I’ve always wanted to know what makes your views of a specific type of relationship wrong in your eyes? Does the person have to be 100% attentive, an asshole, selfish, stressful or more?
Isn’t every relationship a unique kind of relationship between two people? I mean if you have someone who loves you unconditionally, gives you mad props in public and quietly, and showers you with a million different ways of affection, that works for you, now if someone who just wants someone in their life, good days and bad days, but it works for them, should it just be what it is?
I love affection, please do not get me wrong, but not where it feels like it’s choking me either.

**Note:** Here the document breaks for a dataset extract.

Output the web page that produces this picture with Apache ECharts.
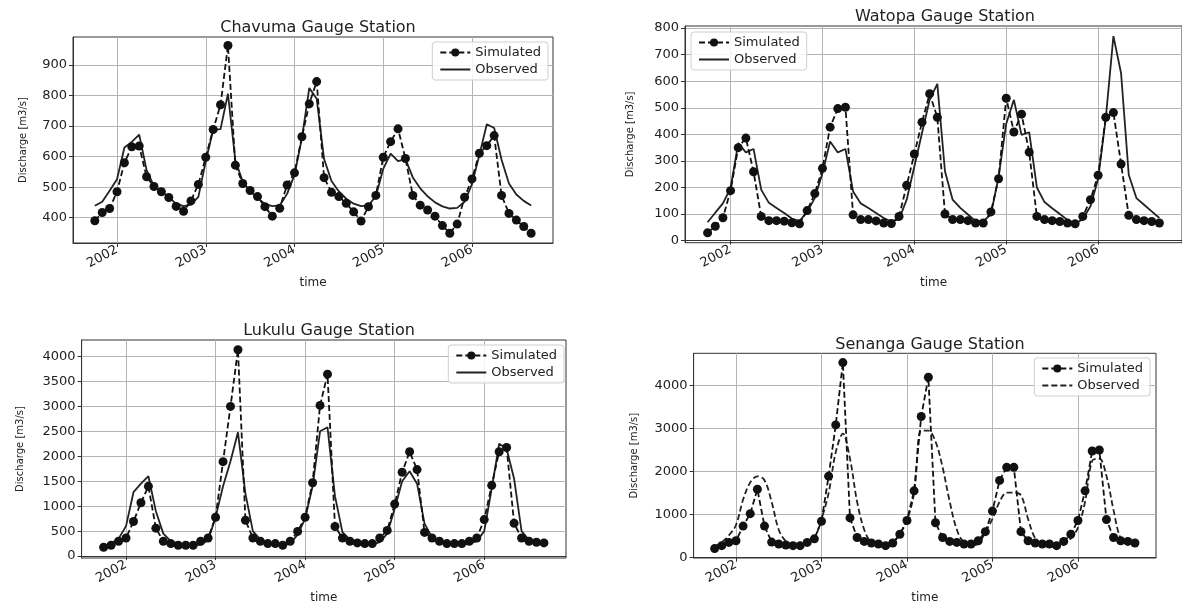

I’m all about a respectable amount of PDA, but doing more for my guy behind closed doors. It’s just me.
I’m still trying to figure things out. I mean I can deal with a man who is an asshole, only because it’s what I expect anymore from men in my life.
I do often wonder what it’s like to be with a man who gave me any kind of major attention, along with his time. I mean I wouldn’t take any second of it for granted, but I often wonder if he would feel the same for me, or would feel like I’m an “obligation” for some reason. I hope I never give that feeling to a guy. I just want to be with him, keep things simple.
What about you? Do you know the difference when it comes to men or women? I mean really know the difference, do you try to always read between the lines of their words, expression, motives or something? I know too many differences can complicate things, but why do that? Why do we make an easy relationship so damn difficult or hard, when there is no need?
If someone can answer that, please let me know. For now, I’m not reading in between any lines. You either want me or you don’t! Trust me when I play that Beyoncé song, “Irreplaceable” I know someone wants more from me, but because I can’t force myself to have feelings of any kind towards him, it’s like a low buzzing sound I hear when I’m around him, quiet yet irritating. When I’m with you, I still get butterflies, I smile more, I’m happier than I am without you. It’s something to think about.
Think about your relationship and what you want out of it, then make decisions from there.